Nigerians also know Joe Garba, as they always called him, as a soldier and a patriot and a man of integrity. Those lucky enough to have known him personally know he was the quintessential public servant; that he could be nothing else. They know that he worked with energy and dedication on every challenge put to him, and he inspired deeply etched loyalty as he did so. They know that every institution he ran was dramatically different, and better, when he moved on from it to his next challenge. And they know the special sense of loss felt at Nigeria's National Institute for Policy and Strategic Studies, so energized by his leadership and his vision, now abruptly cut short.

Those who knew him only at a greater distance saw a commanding, sometimes formidable, presence. I remember a young American diplomat catapulting across my threshold in Lagos in the late 1970's after seeing him in person for the first time, and exclaiming in a mixture of awe and elation, "When he walks in, it changes the room." You heard that often.

And there were sides of this many-sided man that not everyone had a chance to see. His love of books and learning did not fit stereotypes many have, often unfairly, of the military. His special commitment at the National Institute had been to build an excellent library. He'd raised money and broken ground for it just a few months ago.

He himself devoured historical works in many times and settings. The Indian subcontinent had taken his imagination from his service there in 1965 with the Nigerian contingent of UN peacekeepers, and he read widely and deeply about it. Incidentally, it was also during this time that, listening to his short wave radio, he became addicted to his two favorite kinds of music: the famous Congolese Franco's OK Jazz and, for something quite different, Handel's oratorios and operas, especially "Solomon," "Judas Maccabaeus" and "Alcina."

His commitment to the South African struggle grew, perhaps, as much out of his fascination with the history of the Zulu expansion and--dare we say--nation-building, as from the challenge of spearheading Nigerian and UN efforts to end apartheid and its injustices. He had a remarkable memory, and would suddenly come out with an unexpected phrase from something he'd read.
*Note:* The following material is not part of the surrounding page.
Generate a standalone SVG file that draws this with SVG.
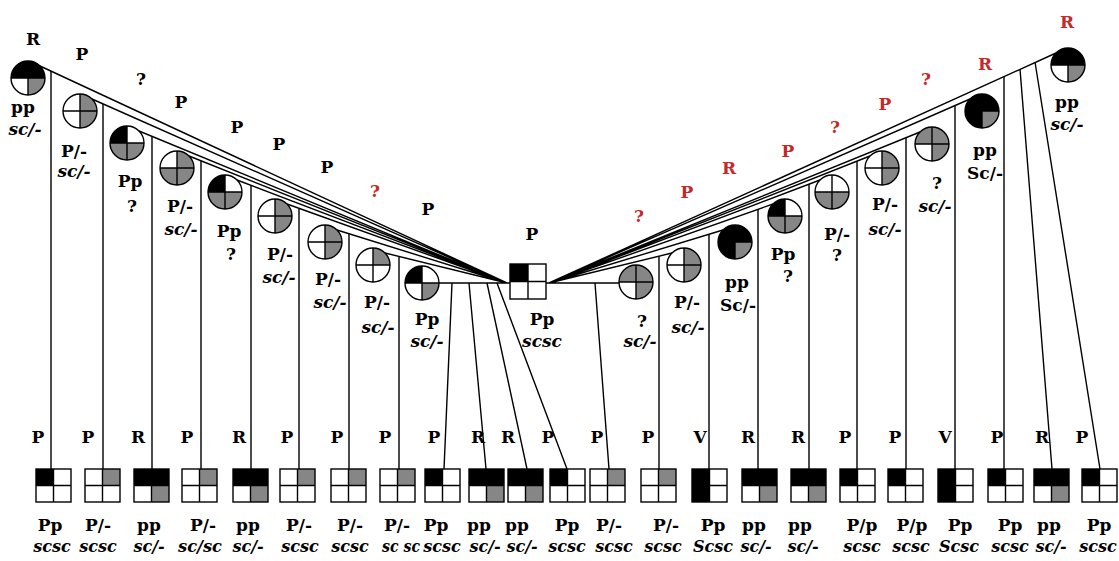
<svg xmlns="http://www.w3.org/2000/svg" width="1119" height="561" viewBox="0 0 1119 561">
<style>
.ol{fill:none;stroke:#000;stroke-width:1.4}
.k{fill:#000}
.g{fill:#868686}
.t{font-family:"DejaVu Serif","Liberation Serif",serif;font-weight:bold;font-size:17px;text-anchor:middle;fill:#000}
.i{font-style:italic}
.s{font-size:16px}
.red{fill:#c62828}
</style>
<defs>
<path id="ctl" d="M0,0H-17A17,17 0 0 1 0,-17Z"/>
<path id="ctr" d="M0,0V-17A17,17 0 0 1 17,0Z"/>
<path id="cbr" d="M0,0H17A17,17 0 0 1 0,17Z"/>
<path id="cbl" d="M0,0V17A17,17 0 0 1 -17,0Z"/>
<g id="co" class="ol"><circle r="17"/><path d="M-17,0H17M0,-17V17"/></g>
<rect id="btl" width="17.5" height="16.5"/>
<rect id="btr" x="17.5" width="17.5" height="16.5"/>
<rect id="bbl" y="16.5" width="17.5" height="16.5"/>
<rect id="bbr" x="17.5" y="16.5" width="17.5" height="16.5"/>
<g id="bo" class="ol"><rect width="35" height="33"/><path d="M17.5,0V33M0,16.5H35"/></g>
<g id="pA"><use href="#btl" class="k"/><use href="#bo"/></g>
<g id="pB"><use href="#btr" class="g"/><use href="#bo"/></g>
<g id="pC"><use href="#btl" class="k"/><use href="#btr" class="k"/><use href="#bbr" class="g"/><use href="#bo"/></g>
<g id="pD"><use href="#btl" class="k"/><use href="#bbl" class="k"/><use href="#bo"/></g>
</defs>
<rect width="1119" height="561" fill="#fff"/>

<g id="connectors" class="ol">
<path d="M40,66L507,283M92,99L507,283M139,131L507,283M189,156L507,283M237,180L507,283M287,204L507,283M337,230L507,283M385,253L507,283M439,283H510"/>
<path d="M546,283H619M672,253L549,283M723,230L549,283M773,204L549,283M820,180L549,283M870,156L549,283M920,132L549,283M970,99L549,283M1056,53L549,283"/>
<path d="M51,71V469M103,104V469M152,136V469M201,161V469M251,185V469M299,208V469M349,234V469M399,256V469"/>
<path d="M452,283L444,469M469,283L486,469M487,283L527,469M497,283L567,469M595,283L609,469"/>
<path d="M659,256V469M709,234V469M758,209V469M809,184V469M857,161V469M906,138V469M955,106V469M1004,77V469M1020,69L1052,469M1035,62L1100,469"/>
</g>

<g id="male">
<rect x="510" y="264" width="18" height="17.5" class="k"/>
<rect x="510" y="264" width="36" height="35" class="ol"/>
<path d="M528,264V299M510,281.5H546" class="ol"/>
<text class="t" x="532" y="240">P</text>
<text class="t" x="542" y="325">Pp</text>
<text class="t i" x="542" y="347">scsc</text>
</g>

<g id="wife-l1"><g transform="translate(28,78)"><use href="#ctl" class="k"/><use href="#ctr" class="k"/><use href="#cbr" class="g"/><use href="#co"/></g>
<text class="t" x="33" y="45">R</text><text class="t" x="23" y="113">pp</text><text class="t i" x="25" y="135">sc/-</text></g>
<g id="wife-l2"><g transform="translate(80,111)"><use href="#ctr" class="g"/><use href="#cbr" class="g"/><use href="#co"/></g>
<text class="t" x="82" y="60">P</text><text class="t" x="74" y="157">P/-</text><text class="t i" x="74" y="177">sc/-</text></g>
<g id="wife-l3"><g transform="translate(127,143)"><use href="#ctl" class="k"/><use href="#cbl" class="g"/><use href="#cbr" class="g"/><use href="#co"/></g>
<text class="t" x="141" y="85">?</text><text class="t" x="130" y="187">Pp</text><text class="t" x="132" y="212">?</text></g>
<g id="wife-l4"><g transform="translate(177,168)"><use href="#ctr" class="g"/><use href="#cbl" class="g"/><use href="#cbr" class="g"/><use href="#co"/></g>
<text class="t" x="181" y="108">P</text><text class="t" x="180" y="212">P/-</text><text class="t i" x="181" y="235">sc/-</text></g>
<g id="wife-l5"><g transform="translate(225,192)"><use href="#ctl" class="k"/><use href="#cbl" class="g"/><use href="#cbr" class="g"/><use href="#co"/></g>
<text class="t" x="237" y="133">P</text><text class="t" x="229" y="237">Pp</text><text class="t" x="231" y="260">?</text></g>
<g id="wife-l6"><g transform="translate(275,216)"><use href="#ctr" class="g"/><use href="#cbr" class="g"/><use href="#co"/></g>
<text class="t" x="279" y="150">P</text><text class="t" x="280" y="260">P/-</text><text class="t i" x="279" y="283">sc/-</text></g>
<g id="wife-l7"><g transform="translate(325,242)"><use href="#ctr" class="g"/><use href="#cbr" class="g"/><use href="#co"/></g>
<text class="t" x="327" y="173">P</text><text class="t" x="328" y="285">P/-</text><text class="t i" x="330" y="308">sc/-</text></g>
<g id="wife-l8"><g transform="translate(373,265)"><use href="#ctr" class="g"/><use href="#co"/></g>
<text class="t red" x="375" y="197">?</text><text class="t" x="377" y="308">P/-</text><text class="t i" x="378" y="333">sc/-</text></g>
<g id="wife-l9"><g transform="translate(422,283)"><use href="#ctl" class="k"/><use href="#cbr" class="g"/><use href="#co"/></g>
<text class="t" x="428" y="215">P</text><text class="t" x="427" y="325">Pp</text><text class="t i" x="427" y="347">sc/-</text></g>

<g id="wife-r1"><g transform="translate(636,282)"><use href="#ctl" class="g"/><use href="#ctr" class="g"/><use href="#cbr" class="g"/><use href="#co"/></g>
<text class="t red" x="639" y="222">?</text><text class="t" x="642" y="327">?</text><text class="t i" x="640" y="347">sc/-</text></g>
<g id="wife-r2"><g transform="translate(684,265)"><use href="#ctr" class="g"/><use href="#cbr" class="g"/><use href="#co"/></g>
<text class="t red" x="687" y="198">P</text><text class="t" x="687" y="308">P/-</text><text class="t i" x="688" y="333">sc/-</text></g>
<g id="wife-r3"><g transform="translate(735,242)"><use href="#ctl" class="k"/><use href="#ctr" class="k"/><use href="#cbl" class="k"/><use href="#cbr" class="g"/><use href="#co"/></g>
<text class="t red" x="729" y="174">R</text><text class="t" x="737" y="288">pp</text><text class="t" x="738" y="311">Sc/-</text></g>
<g id="wife-r4"><g transform="translate(785,216)"><use href="#ctl" class="k"/><use href="#cbl" class="g"/><use href="#cbr" class="g"/><use href="#co"/></g>
<text class="t red" x="788" y="157">P</text><text class="t" x="783" y="260">Pp</text><text class="t" x="788" y="282">?</text></g>
<g id="wife-r5"><g transform="translate(832,192)"><use href="#cbl" class="g"/><use href="#cbr" class="g"/><use href="#co"/></g>
<text class="t red" x="835" y="133">?</text><text class="t" x="837" y="240">P/-</text><text class="t" x="837" y="261">?</text></g>
<g id="wife-r6"><g transform="translate(882,168)"><use href="#ctr" class="g"/><use href="#cbr" class="g"/><use href="#co"/></g>
<text class="t red" x="885" y="110">P</text><text class="t" x="885" y="210">P/-</text><text class="t i" x="885" y="235">sc/-</text></g>
<g id="wife-r7"><g transform="translate(932,144)"><use href="#ctl" class="g"/><use href="#ctr" class="g"/><use href="#cbr" class="g"/><use href="#co"/></g>
<text class="t red" x="926" y="85">?</text><text class="t" x="937" y="189">?</text><text class="t i" x="935" y="212">sc/-</text></g>
<g id="wife-r8"><g transform="translate(982,111)"><use href="#ctl" class="k"/><use href="#ctr" class="k"/><use href="#cbl" class="k"/><use href="#cbr" class="g"/><use href="#co"/></g>
<text class="t red" x="985" y="70">R</text><text class="t" x="985" y="156">pp</text><text class="t" x="985" y="179">Sc/-</text></g>
<g id="wife-r9"><g transform="translate(1068,65)"><use href="#ctl" class="k"/><use href="#ctr" class="k"/><use href="#cbr" class="g"/><use href="#co"/></g>
<text class="t red" x="1067" y="28">R</text><text class="t" x="1067" y="108">pp</text><text class="t i" x="1067" y="130">sc/-</text></g>

<g id="child-1"><use href="#pA" x="36" y="469"/><text class="t" x="38" y="443">P</text><text class="t" x="50" y="531">Pp</text><text class="t i s" x="52" y="552">scsc</text></g>
<g id="child-2"><use href="#pB" x="85" y="469"/><text class="t" x="88" y="443">P</text><text class="t" x="98" y="531">P/-</text><text class="t i s" x="98" y="552">scsc</text></g>
<g id="child-3"><use href="#pC" x="134" y="469"/><text class="t" x="138" y="443">R</text><text class="t" x="149" y="531">pp</text><text class="t i s" x="149" y="552">sc/-</text></g>
<g id="child-4"><use href="#pB" x="182" y="469"/><text class="t" x="187" y="443">P</text><text class="t" x="203" y="531">P/-</text><text class="t i s" x="200" y="552" textLength="44" lengthAdjust="spacingAndGlyphs">sc/sc</text></g>
<g id="child-5"><use href="#pC" x="233" y="469"/><text class="t" x="239" y="443">R</text><text class="t" x="248" y="531">pp</text><text class="t i s" x="248" y="552">sc/-</text></g>
<g id="child-6"><use href="#pB" x="280" y="469"/><text class="t" x="287" y="443">P</text><text class="t" x="299" y="531">P/-</text><text class="t i s" x="300" y="552">scsc</text></g>
<g id="child-7"><use href="#pB" x="331" y="469"/><text class="t" x="337" y="443">P</text><text class="t" x="350" y="531">P/-</text><text class="t i s" x="350" y="552">scsc</text></g>
<g id="child-8"><use href="#pB" x="380" y="469"/><text class="t" x="385" y="443">P</text><text class="t" x="397" y="531">P/-</text><text class="t i s" x="401" y="552" textLength="38" lengthAdjust="spacingAndGlyphs">sc sc</text></g>
<g id="child-9"><use href="#pA" x="425" y="469"/><text class="t" x="434" y="443">P</text><text class="t" x="436" y="531">Pp</text><text class="t i s" x="442" y="552">scsc</text></g>
<g id="child-10"><use href="#pC" x="469" y="469"/><text class="t" x="478" y="443">R</text><text class="t" x="479" y="531">pp</text><text class="t i s" x="485" y="552">sc/-</text></g>
<g id="child-11"><use href="#pC" x="508" y="469"/><text class="t" x="508" y="443">R</text><text class="t" x="517" y="531">pp</text><text class="t i s" x="522" y="552">sc/-</text></g>
<g id="child-12"><use href="#pA" x="550" y="469"/><text class="t" x="548" y="443">P</text><text class="t" x="567" y="531">Pp</text><text class="t i s" x="567" y="552">scsc</text></g>
<g id="child-13"><use href="#pB" x="590" y="469"/><text class="t" x="597" y="443">P</text><text class="t" x="609" y="531">P/-</text><text class="t i s" x="614" y="552">scsc</text></g>
<g id="child-14"><use href="#pB" x="641" y="469"/><text class="t" x="648" y="443">P</text><text class="t" x="666" y="531">P/-</text><text class="t i s" x="663" y="552">scsc</text></g>
<g id="child-15"><use href="#pD" x="692" y="469"/><text class="t" x="700" y="443">V</text><text class="t" x="713" y="531">Pp</text><text class="t i s" x="713" y="552">Scsc</text></g>
<g id="child-16"><use href="#pC" x="742" y="469"/><text class="t" x="748" y="443">R</text><text class="t" x="754" y="531">pp</text><text class="t i s" x="756" y="552">sc/-</text></g>
<g id="child-17"><use href="#pC" x="791" y="469"/><text class="t" x="798" y="443">R</text><text class="t" x="800" y="531">pp</text><text class="t i s" x="803" y="552">sc/-</text></g>
<g id="child-18"><use href="#pA" x="840" y="469"/><text class="t" x="845" y="443">P</text><text class="t" x="862" y="531">P/p</text><text class="t i s" x="862" y="552">scsc</text></g>
<g id="child-19"><use href="#pA" x="888" y="469"/><text class="t" x="895" y="443">P</text><text class="t" x="912" y="531">P/p</text><text class="t i s" x="911" y="552">scsc</text></g>
<g id="child-20"><use href="#pD" x="938" y="469"/><text class="t" x="945" y="443">V</text><text class="t" x="960" y="531">Pp</text><text class="t i s" x="959" y="552">Scsc</text></g>
<g id="child-21"><use href="#pA" x="988" y="469"/><text class="t" x="997" y="443">P</text><text class="t" x="1010" y="531">Pp</text><text class="t i s" x="1010" y="552">scsc</text></g>
<g id="child-22"><use href="#pC" x="1034" y="469"/><text class="t" x="1042" y="443">R</text><text class="t" x="1049" y="531">pp</text><text class="t i s" x="1051" y="552">sc/-</text></g>
<g id="child-23"><use href="#pA" x="1082" y="469"/><text class="t" x="1082" y="443">P</text><text class="t" x="1099" y="531">Pp</text><text class="t i s" x="1098" y="552">scsc</text></g>
</svg>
He'd say, for instance, when wrestling with some problem or other, "Inkomo ibajiwe!"-and then explain to a puzzled listener that it was a Zulu call for assistance, especially in combat, and meant literally, "The cow is stuck," as in mud.

We in this country admire the many-including many of you here-who move back and forth with ease and aplomb between Western culture and their own. He did that in countless settings, but what was striking was that he was always the same Joe Garba, wherever he was: straight-forward, open to all those he met and worked with, even if, in early encounters, he presented a bold, detached front that often masked unsuspected shyness. He did not change. The Joe Garba who worked with American diplomats-his friendship with Cyrus Vance and Thomas Pickering long outlasted professional contacts-was the same Joe Garba who worked with heads of government, including his own.
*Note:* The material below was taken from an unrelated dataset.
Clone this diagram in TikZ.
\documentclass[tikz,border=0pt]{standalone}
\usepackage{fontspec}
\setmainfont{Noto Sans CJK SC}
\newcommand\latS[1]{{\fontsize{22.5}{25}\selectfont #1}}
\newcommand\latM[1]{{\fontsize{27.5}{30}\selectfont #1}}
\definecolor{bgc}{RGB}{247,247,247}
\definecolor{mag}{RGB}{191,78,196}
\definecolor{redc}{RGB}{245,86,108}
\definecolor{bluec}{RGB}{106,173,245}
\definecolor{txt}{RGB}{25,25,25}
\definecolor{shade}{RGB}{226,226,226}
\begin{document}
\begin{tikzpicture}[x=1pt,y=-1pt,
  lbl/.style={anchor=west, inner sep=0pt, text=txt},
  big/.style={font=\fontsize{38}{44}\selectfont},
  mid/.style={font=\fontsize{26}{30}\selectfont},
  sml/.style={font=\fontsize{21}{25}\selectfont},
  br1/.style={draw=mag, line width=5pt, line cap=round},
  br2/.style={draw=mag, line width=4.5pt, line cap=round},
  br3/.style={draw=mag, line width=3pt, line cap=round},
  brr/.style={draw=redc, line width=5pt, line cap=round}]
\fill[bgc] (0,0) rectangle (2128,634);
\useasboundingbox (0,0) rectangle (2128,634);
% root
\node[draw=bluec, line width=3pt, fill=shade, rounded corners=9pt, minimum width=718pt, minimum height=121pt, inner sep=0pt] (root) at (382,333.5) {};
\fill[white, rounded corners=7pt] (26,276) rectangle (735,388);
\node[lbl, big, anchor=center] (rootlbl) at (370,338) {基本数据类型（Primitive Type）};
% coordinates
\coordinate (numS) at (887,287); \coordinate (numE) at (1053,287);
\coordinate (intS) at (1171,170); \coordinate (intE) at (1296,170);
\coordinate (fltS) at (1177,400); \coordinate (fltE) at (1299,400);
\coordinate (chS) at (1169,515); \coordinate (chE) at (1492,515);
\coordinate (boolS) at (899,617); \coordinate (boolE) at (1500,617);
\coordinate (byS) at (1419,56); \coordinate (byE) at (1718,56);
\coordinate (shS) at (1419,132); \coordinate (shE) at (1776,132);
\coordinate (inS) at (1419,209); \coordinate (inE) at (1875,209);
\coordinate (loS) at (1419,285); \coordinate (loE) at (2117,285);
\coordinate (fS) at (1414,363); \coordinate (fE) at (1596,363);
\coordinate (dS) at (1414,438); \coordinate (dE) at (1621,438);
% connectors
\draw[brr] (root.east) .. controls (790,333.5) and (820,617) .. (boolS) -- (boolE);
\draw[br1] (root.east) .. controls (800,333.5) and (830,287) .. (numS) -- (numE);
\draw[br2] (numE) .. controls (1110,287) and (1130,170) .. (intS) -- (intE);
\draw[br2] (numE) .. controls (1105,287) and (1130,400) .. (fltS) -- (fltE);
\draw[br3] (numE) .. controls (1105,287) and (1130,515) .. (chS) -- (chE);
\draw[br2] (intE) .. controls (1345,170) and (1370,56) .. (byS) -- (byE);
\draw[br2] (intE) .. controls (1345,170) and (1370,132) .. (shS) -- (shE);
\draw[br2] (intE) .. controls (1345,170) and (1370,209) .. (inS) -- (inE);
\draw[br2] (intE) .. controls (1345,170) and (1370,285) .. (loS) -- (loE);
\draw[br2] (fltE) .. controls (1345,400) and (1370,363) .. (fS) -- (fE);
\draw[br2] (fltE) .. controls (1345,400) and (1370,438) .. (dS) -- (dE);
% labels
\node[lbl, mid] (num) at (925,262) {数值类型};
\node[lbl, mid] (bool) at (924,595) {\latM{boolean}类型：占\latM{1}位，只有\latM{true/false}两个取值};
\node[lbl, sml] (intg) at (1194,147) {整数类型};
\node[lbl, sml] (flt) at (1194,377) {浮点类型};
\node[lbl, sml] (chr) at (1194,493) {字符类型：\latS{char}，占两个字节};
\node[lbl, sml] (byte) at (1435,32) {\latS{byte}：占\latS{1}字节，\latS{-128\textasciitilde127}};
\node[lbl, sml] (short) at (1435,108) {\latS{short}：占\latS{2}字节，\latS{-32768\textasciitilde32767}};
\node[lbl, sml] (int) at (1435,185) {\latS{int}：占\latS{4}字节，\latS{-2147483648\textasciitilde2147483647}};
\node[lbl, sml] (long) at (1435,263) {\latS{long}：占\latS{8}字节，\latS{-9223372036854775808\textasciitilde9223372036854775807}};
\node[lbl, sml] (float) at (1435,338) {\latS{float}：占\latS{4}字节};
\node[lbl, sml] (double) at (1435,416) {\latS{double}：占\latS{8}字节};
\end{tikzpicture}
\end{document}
He was also the same Joe Garba conversing with the chief of the Tarok, up in the hills behind his village home, or joining in pounding millet with a group of women he encountered as he made the climb to greet the elderly chief. On the day of the funeral service at the Catholic church Joe had built in his village, the same chief painstakingly made his way down the hill, and sat quietly on the large rock under the favorite tamarind tree, in Joe Garba's compound, mourning his departure. He was an especially effective extemporaneous speaker, more often than not putting aside the text in front of him. An entertaining raconteur, he used his talents at mimicry to drive home a serious point with a usually humorous tale-which, lacking his skills, I cannot attempt here.
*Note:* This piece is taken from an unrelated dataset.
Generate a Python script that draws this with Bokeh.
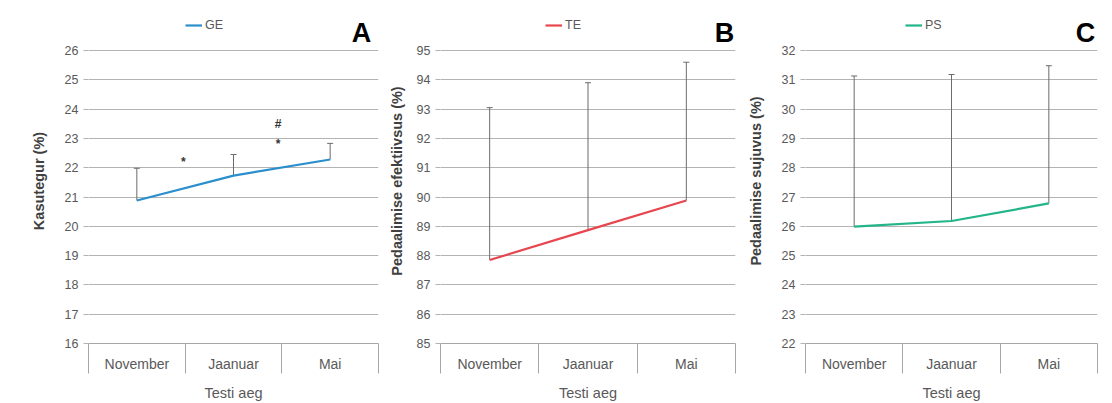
from bokeh.plotting import figure
from bokeh.models import (Range1d, FixedTicker, Whisker, ColumnDataSource, Legend,
                          LegendItem, Label, TeeHead)
from bokeh.layouts import row
from bokeh.embed import file_html
from bokeh.resources import INLINE
from bokeh.core.properties import value

# ---------------- data ----------------
categories = ["November", "Jaanuar", "Mai"]
x_title = "Testi aeg"

ge_mean = [20.88, 21.73, 22.28]
ge_sd = [1.10, 0.72, 0.55]
te_mean = [87.85, 88.87, 89.88]
te_sd = [5.20, 5.03, 4.72]
ps_mean = [25.99, 26.18, 26.78]
ps_sd = [5.14, 5.00, 4.70]

ge_ticks = [16, 17, 18, 19, 20, 21, 22, 23, 24, 25, 26]
te_ticks = [85, 86, 87, 88, 89, 90, 91, 92, 93, 94, 95]
ps_ticks = [22, 23, 24, 25, 26, 27, 28, 29, 30, 31, 32]

ge_marks = ["*", "#", "*"]
ge_mark_x = [0.98, 1.96, 1.96]
ge_mark_y = [22.2, 23.5, 22.8]

FONT = "Liberation Sans"
GRID = "#b3b3b3"
AXC = "#a6a6a6"
H = 403
TOP = 18         # frame starts above the value scale so legend / letter sit inside it
AXIS_TOP = 50    # where the value scale ends (top gridline)
BOTTOM = 60
VAL_H = H - BOTTOM - AXIS_TOP   # pixel height of the value scale
SEP = 30         # length of the category separators


def make_panel(name, color, mean, sd, ticks, ylabel, letter, width, left, right,
               ylabel_standoff, legend_x, letter_x, marks=None):
    xs = [i + 0.5 for i in range(len(categories))]
    upper = [m + s for m, s in zip(mean, sd)]
    src = ColumnDataSource(dict(x=xs, mean=mean, upper=upper))
    span = ticks[-1] - ticks[0]
    y_end = ticks[-1] + span * (AXIS_TOP - TOP) / VAL_H

    p = figure(width=width, height=H, x_range=Range1d(0, len(categories)),
               y_range=Range1d(ticks[0], y_end), output_backend="svg",
               toolbar_location=None, min_border_left=left, min_border_right=right,
               min_border_top=TOP, min_border_bottom=BOTTOM)
    p.outline_line_color = None
    p.background_fill_color = "white"
    p.border_fill_color = "white"
    p.xgrid.visible = False
    p.ygrid.grid_line_color = GRID
    p.ygrid.grid_line_width = 1

    # y axis
    p.yaxis.ticker = FixedTicker(ticks=ticks)
    p.yaxis.axis_line_color = None
    p.yaxis.major_tick_line_color = GRID
    p.yaxis.major_tick_out = 5
    p.yaxis.major_tick_in = 0
    p.yaxis.minor_tick_line_color = None
    p.yaxis.major_label_text_font = FONT
    p.yaxis.major_label_text_font_size = "12.5px"
    p.yaxis.major_label_text_color = "#595959"
    p.yaxis.major_label_standoff = 5
    p.yaxis.axis_label = ylabel
    p.yaxis.axis_label_text_font = FONT
    p.yaxis.axis_label_text_font_size = "14.5px"
    p.yaxis.axis_label_text_font_style = "bold"
    p.yaxis.axis_label_text_color = "#404040"
    p.yaxis.axis_label_standoff = ylabel_standoff

    # x axis: category labels at the centres, separators as minor ticks
    p.xaxis.ticker = FixedTicker(ticks=xs, minor_ticks=list(range(len(categories) + 1)))
    p.xaxis.major_label_overrides = {x: c for x, c in zip(xs, categories)}
    p.xaxis.major_tick_line_color = None
    p.xaxis.major_tick_out = 0
    p.xaxis.major_tick_in = 0
    p.xaxis.minor_tick_out = SEP
    p.xaxis.minor_tick_in = 0
    p.xaxis.minor_tick_line_color = AXC
    p.xaxis.axis_line_color = AXC
    p.xaxis.major_label_text_font = FONT
    p.xaxis.major_label_text_font_size = "14px"
    p.xaxis.major_label_text_color = "#595959"
    p.xaxis.major_label_standoff = 12 - SEP
    p.xaxis.axis_label = x_title
    p.xaxis.axis_label_text_font = FONT
    p.xaxis.axis_label_text_font_size = "14.5px"
    p.xaxis.axis_label_text_font_style = "normal"
    p.xaxis.axis_label_text_color = "#595959"
    p.xaxis.axis_label_standoff = 10

    # error bars (mean -> mean + SD)
    p.add_layout(Whisker(source=src, base="x", lower="mean", upper="upper",
                         dimension="height", lower_head=None,
                         upper_head=TeeHead(size=6, line_color="#6b6b6b", line_width=1),
                         line_color="#6b6b6b", line_width=1))

    r = p.line("x", "mean", source=src, line_color=color, line_width=2.2)

    if marks is not None:
        mt, mx, my = marks
        p.text(x=mx, y=my, text=mt, text_font=value(FONT), text_font_size="12px",
               text_font_style="bold", text_align="center", text_baseline="middle",
               text_color="#333333")

    legend = Legend(items=[LegendItem(label=name, renderers=[r])],
                    location=(legend_x, H - BOTTOM - 20 - 12),
                    orientation="horizontal", border_line_color=None,
                    background_fill_alpha=0, padding=0, margin=0, glyph_width=17,
                    glyph_height=12, label_height=12, label_standoff=3, spacing=0,
                    label_text_font=FONT, label_text_font_size="12.5px",
                    label_text_color="#595959")
    p.add_layout(legend)

    p.add_layout(Label(x=letter_x, y=H - BOTTOM - 32, x_units="screen", y_units="screen",
                       text=letter, text_font=FONT, text_font_size="27px",
                       text_font_style="bold", text_align="center",
                       text_baseline="alphabetic", text_color="#000000"))
    return p


pA = make_panel("GE", "#2a8fcc", ge_mean, ge_sd, ge_ticks, "Kasutegur (%)", "A",
                384, 88, 6, 15, 97, 273, marks=(ge_marks, ge_mark_x, ge_mark_y))
pB = make_panel("TE", "#e8464f", te_mean, te_sd, te_ticks, "Pedaalimise efektiivsus (%)", "B",
                360, 56, 9, 9, 105, 284)
pC = make_panel("PS", "#22b58a", ps_mean, ps_sd, ps_ticks, "Pedaalimise sujuvus (%)", "C",
                364, 59, 11, 15, 100, 280)

layout = row(pA, pB, pC)
open("out.html", "w").write(file_html(layout, INLINE))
He had enduring faith in the possibility of solving intractable problems, whether in Nigeria or Africa or beyond. That faith drove his work on regional peacekeeping in Southern and West Africa in the 1990s, as it had his efforts to nurture democracy in Nigeria in the 1970s. Few statements infuriated him more, then or lately, than ones proclaiming that Nigeria was, or is, "ungovernable"-or that Africa's problems, however complex and difficult, were hopeless. In seeking to solve some of the problems of his country, of his continent, of his and our world, many will have reason to mourn his loss, including many who won't even know it.